I know I said this on the Youtube comments, but it seems we have people enjoying a handbag fight on there at the moment, so I suspect comments may get lost.
For anyone interested in industrial design, the bloke who designed the Z88's mouldings has uploaded a load of his drawings and photos to Flickr.
http://www.flickr.com/photos/9574086@N02/collections/72157608812198325/It was originally going to look like this, with a flat-screen CRT in the lid:
This is what mine looks like (inside its vinyl dust cover). Yes, a rare colour Apple Z88 notebook!:
I was on work placement at Uni at the time, and we had just taken delivery of some Mac FX machines for CAD work. So I took the opportunity to borrow some stickers. You would not believe the number of people who Oooh'ed and Aaaar'ed over what looked like a super compact Apple portable computer.

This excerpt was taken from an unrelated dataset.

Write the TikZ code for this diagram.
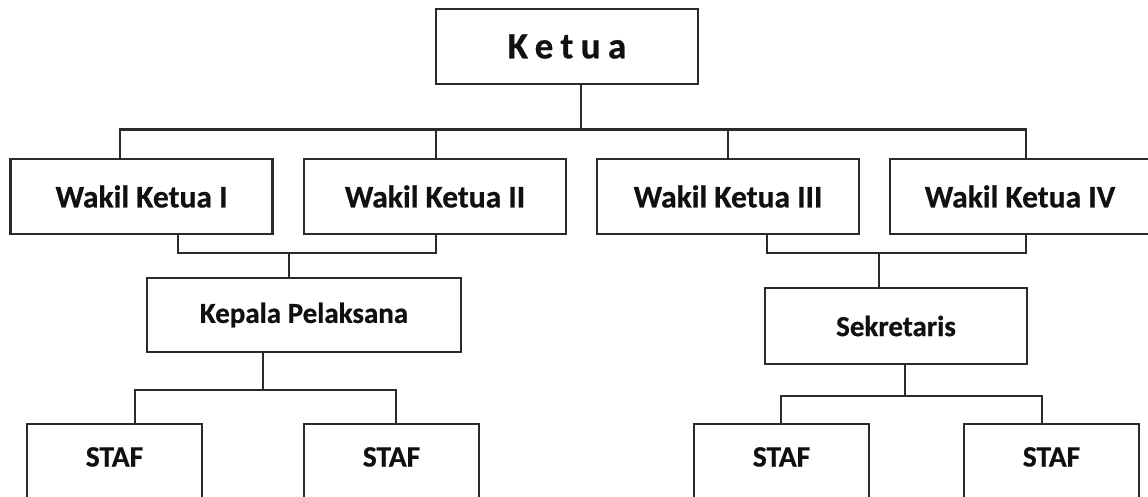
\documentclass[tikz,border=0pt]{standalone}
\usepackage{fontspec}
\setmainfont{Carlito}[BoldFeatures={FakeBold=0.6}]
\newfontfamily\ketuafont[LetterSpace=20,BoldFeatures={FakeBold=0.6}]{Carlito}
\definecolor{linec}{HTML}{2A2A2A}
\definecolor{textc}{HTML}{101010}
\begin{document}
\begin{tikzpicture}[x=1pt,y=-1pt,
  box/.style={draw=linec,line width=2.2pt,fill=white,inner sep=0pt,text=textc,font=\bfseries\fontsize{29}{33}\selectfont},
  wkbox/.style={box,minimum width=262pt,minimum height=75pt,font=\bfseries\fontsize{31.5}{35}\selectfont},
  stafbox/.style={box,minimum width=175pt,minimum height=76pt,text height=19pt,text depth=10pt,font=\bfseries\fontsize{29.5}{33}\selectfont},
  conn/.style={draw=linec,line width=2.2pt}]
\useasboundingbox (0,0) rectangle (1148,497);
\clip (0,0) rectangle (1148,497);
\fill[white] (0,0) rectangle (1148,497);
% nodes
\node[box,minimum width=262pt,minimum height=75pt,font=\ketuafont\bfseries\fontsize{37}{40}\selectfont] (ketua) at (567,46.5) {Ketua};
\node[wkbox] (wk1) at (141.5,196.5) {Wakil Ketua I};
\node[wkbox] (wk2) at (435,196.5) {Wakil Ketua II};
\node[wkbox] (wk3) at (728,196.5) {Wakil Ketua III};
\node[wkbox] (wk4) at (1021,196.5) {};
\node[textc,font=\bfseries\fontsize{31.5}{35}\selectfont] (wk4t) at (1020,196.5) {Wakil Ketua IV};
\node[box,minimum width=314pt,minimum height=74pt] (kepala) at (304,315) {Kepala Pelaksana};
\node[box,minimum width=262pt,minimum height=76pt] (sekr) at (896,326) {Sekretaris};
\node[stafbox] (s1) at (114.5,462) {STAF};
\node[stafbox] (s2) at (391.5,462) {STAF};
\node[stafbox] (s3) at (781.5,462) {STAF};
\node[stafbox] (s4) at (1051.5,462) {STAF};
% coordinates
\coordinate (busL) at (120,129.5);
\coordinate (busR) at (1026,129.5);
\coordinate (kd) at (581,129.5);
\coordinate (j1) at (178,253);
\coordinate (j2) at (436,253);
\coordinate (k1) at (289,253);
\coordinate (j3) at (767,253);
\coordinate (j4) at (1026,253);
\coordinate (k2) at (879,253);
\coordinate (kp) at (263,390);
\coordinate (sa) at (135,390);
\coordinate (sb) at (396,390);
\coordinate (sp) at (905,396);
\coordinate (sc) at (781,396);
\coordinate (sd) at (1042,396);
% connectors
\draw[conn] (ketua.south -| kd) -- (kd);
\draw[conn] (wk1.north -| busL) -- (busL) -- (busR) -- (wk4.north -| busR);
\draw[conn] (wk2.north -| j2) -- (busL -| j2);
\draw[conn] (wk3.north) -- (wk3.north |- busL);
\draw[conn] (wk1.south -| j1) -- (j1) -- (j2) -- (wk2.south -| j2);
\draw[conn] (k1) -- (kepala.north -| k1);
\draw[conn] (wk3.south -| j3) -- (j3) -- (j4) -- (wk4.south -| j4);
\draw[conn] (k2) -- (sekr.north -| k2);
\draw[conn] (kepala.south -| kp) -- (kp);
\draw[conn] (s1.north -| sa) -- (sa) -- (sb) -- (s2.north -| sb);
\draw[conn] (sekr.south -| sp) -- (sp);
\draw[conn] (s3.north -| sc) -- (sc) -- (sd) -- (s4.north -| sd);
\end{tikzpicture}
\end{document}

At the same time, in another part of Cambridge, a company called Acorn were working on their Acorn RISC Machine, which nowadays really does power Apple portable computers!
On mine, there is no expansion connector in the side, but you can see where it should be in the moulding. I wonder what they had planned for that. Presumably floppy drives etc. The serial number on mine is 47,000 higher, so presumably a design revision happened somewhere along the line.
The "hard reset" switch is intended to protect the system when the memory modules are removed/inserted. Normally there would be a transparent plastic cover which flips down. Doing so would flip the switch and so power the system down (or at least put it in a sleep state) while the user was messing around.